Let $X,Y$ be normed vector spaces. Suppose we have already defined a bilinear form $$ X \times Y \rightarrow k$$ that satisfies $$|\langle x,y \rangle| \le |x|_X |y|_Y$$ and $k$ is complete scalar field $\Bbb R$ or $\Bbb C$.
Now let us take the completion of $X$ and $Y$ wrt to their norms. Can we extend this to a bilinear form on the completion?
I think so. This is my argument:
Let us take the completion where an element is an equivalence class Cauchy sequence modulo sequences convergent to $0$ in the original norm. Let $[(x_n)], [(y_n)]$ be two elements in completions, $X',Y'$.
Define, $$ \langle [(x_n)], [(y_n)] \rangle := \lim_{n} \langle x_n, y_n \rangle $$ This is well defined: The sequence on RHS is Cauchy, since $$ |\langle x_n, y_n \rangle - \langle x_m, y_m \rangle | \le |\langle x_n - x_m, y_n \rangle | + |\langle x_m, y_n - y_m | \le |x_n - x_m|_X |y_n|_Y + |x_m|_X |y_n- y_m|_Y $$ using original condition. So the limit of RHS exists.

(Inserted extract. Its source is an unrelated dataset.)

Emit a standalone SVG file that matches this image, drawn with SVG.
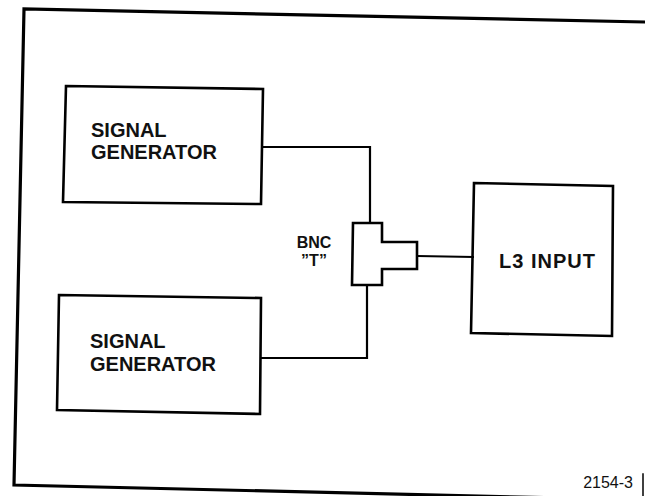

Also this is independent of the equivalence class chosen, since the same equation shows that limit if $x_n$ is a Cauchy sequence which limits to $0$, then the limit of the inner product is $0$.
The inequality still holds: Taking norms, since limits commute with it, we have $$ | \lim \langle x_n, y_n \rangle | \le \lim |x_n|_x |y_n|_Y = |[x_n]|_{X'} |[y_n]|_{Y'}$$ by the definition of the norm in the completion.
Is the statement true? and if so why (and possibly comment if my argument is correct).